AI: From the Engine Room

AI Readiness Is a Governance Question

Every AI conversation eventually becomes a data conversation. Every data conversation eventually becomes a governance conversation. The sequence matters.

Part 12 of 13 in AI: From the Engine Room

The Readiness Misconception

“AI readiness” typically conjures images of model selection, prompt engineering, and integration architecture. These matter. But they’re late-stage concerns that assume something more fundamental: that you know what data you have and whether you can trust it.

AI readiness isn’t primarily about AI. It’s about whether you can answer a simple question: What data do we have, and can we trust it?
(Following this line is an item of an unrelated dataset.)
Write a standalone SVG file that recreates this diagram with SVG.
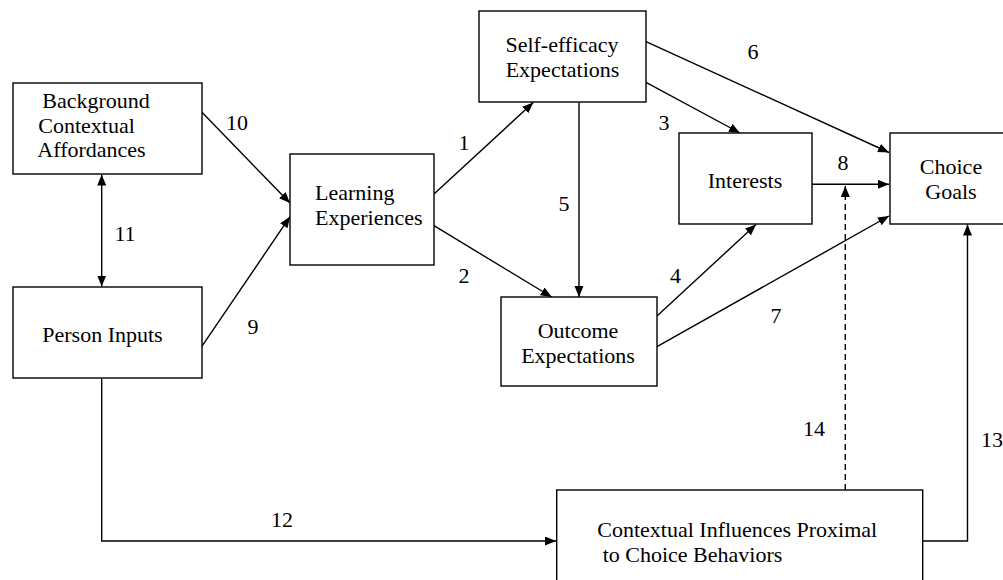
<svg xmlns="http://www.w3.org/2000/svg" width="1003" height="580" viewBox="0 0 1003 580">
<style>
.box{fill:#fff;stroke:#000;stroke-width:1.4}
text{font-family:'Liberation Serif','Times New Roman',serif;font-size:22px;fill:#000}
.m{text-anchor:middle}
.c{fill:none;stroke:#000;stroke-width:1.4}
.d{stroke-dasharray:6 4}
</style>
<defs>
<marker id="ah" markerUnits="userSpaceOnUse" markerWidth="12" markerHeight="10" refX="11" refY="4.5" orient="auto-start-reverse">
<path d="M0,0 L11,4.5 L0,9 z" fill="#000"/>
</marker>
</defs>
<rect width="1003" height="580" fill="#fff"/>
<g id="connectors">
<line class="c" x1="101.7" y1="174.5" x2="101.7" y2="286.5" marker-start="url(#ah)" marker-end="url(#ah)"/>
<line class="c" x1="201.7" y1="112" x2="290" y2="203" marker-end="url(#ah)"/>
<line class="c" x1="201.7" y1="346.7" x2="290" y2="216.7" marker-end="url(#ah)"/>
<line class="c" x1="434" y1="194" x2="533.3" y2="102.5" marker-end="url(#ah)"/>
<line class="c" x1="434" y1="225.7" x2="551.7" y2="297" marker-end="url(#ah)"/>
<line class="c" x1="579" y1="102.5" x2="579" y2="297" marker-end="url(#ah)"/>
<line class="c" x1="646" y1="82.3" x2="740" y2="133" marker-end="url(#ah)"/>
<line class="c" x1="646" y1="41.7" x2="889" y2="152.5" marker-end="url(#ah)"/>
<line class="c" x1="657" y1="316" x2="756" y2="224.5" marker-end="url(#ah)"/>
<line class="c" x1="657" y1="346.7" x2="889" y2="216" marker-end="url(#ah)"/>
<line class="c" x1="812" y1="184.3" x2="889" y2="184.3" marker-end="url(#ah)"/>
<path class="c" d="M101.7,378.5 V541 H556" marker-end="url(#ah)"/>
<path class="c" d="M922.7,541 H967.5 V224.5" marker-end="url(#ah)"/>
<line class="c d" x1="845.3" y1="490" x2="845.3" y2="186" marker-end="url(#ah)"/>
</g>
<g id="labels">
<text class="m" x="237" y="130">10</text>
<text class="m" x="125" y="241">11</text>
<text class="m" x="253" y="334">9</text>
<text class="m" x="464" y="150">1</text>
<text class="m" x="464" y="283">2</text>
<text class="m" x="664" y="130">3</text>
<text class="m" x="675.5" y="283">4</text>
<text class="m" x="564" y="211">5</text>
<text class="m" x="753" y="59">6</text>
<text class="m" x="776" y="323">7</text>
<text class="m" x="843" y="170">8</text>
<text class="m" x="282" y="527">12</text>
<text class="m" x="992" y="447">13</text>
<text class="m" x="814" y="436">14</text>
</g>
<g id="background">
<rect class="box" x="13" y="83" width="189" height="91"/>
<text class="m" x="96" y="108">Background</text>
<text class="m" x="86.5" y="132.5">Contextual</text>
<text class="m" x="91.5" y="157">Affordances</text>
</g>
<g id="person">
<rect class="box" x="13" y="287" width="189" height="91"/>
<text class="m" x="102.5" y="342">Person Inputs</text>
</g>
<g id="learning">
<rect class="box" x="290" y="154" width="144" height="111"/>
<text x="315" y="200">Learning</text>
<text x="315" y="225">Experiences</text>
</g>
<g id="selfefficacy">
<rect class="box" x="479" y="11" width="167" height="91"/>
<text class="m" x="562" y="52">Self-efficacy</text>
<text class="m" x="562.5" y="77">Expectations</text>
</g>
<g id="interests">
<rect class="box" x="679" y="133" width="133" height="91"/>
<text class="m" x="745" y="187.5">Interests</text>
</g>
<g id="outcome">
<rect class="box" x="501" y="297" width="156" height="89"/>
<text class="m" x="578" y="338">Outcome</text>
<text class="m" x="578" y="363">Expectations</text>
</g>
<g id="choice">
<rect class="box" x="890" y="133" width="130" height="91"/>
<text class="m" x="951" y="174">Choice</text>
<text class="m" x="951" y="199">Goals</text>
</g>
<g id="contextual">
<rect class="box" x="556.7" y="490" width="366" height="110"/>
<text x="597.3" y="537">Contextual Influences Proximal</text>
<text x="602.7" y="561.7">to Choice Behaviors</text>
</g>
</svg>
The OODA Loop for Data Governance

OBSERVE: What data exists? Before you can govern data, you need to see it.

ORIENT: Can I trust it? Knowing data exists isn’t enough. You need to know its quality.

DECIDE: What should I prioritize? Not all data quality issues matter equally.

ACT: How do I improve it? Action flows from understanding, not guesswork.

The Compounding Effect

Governance work compounds in ways that aren’t immediately visible. A searchable data dictionary reduces the time to answer “where does this data come from?” from hours to seconds.

The organizations that will thrive with AI aren’t necessarily the ones with the most sophisticated models. They’re the ones that have done the unglamorous work of knowing what they have and whether they can trust it.

The Takeaway: AI readiness is governance readiness. The work of observing your data landscape, assessing quality, and building reliable metadata infrastructure isn’t preparation for AI. It’s the foundation that determines whether AI initiatives succeed.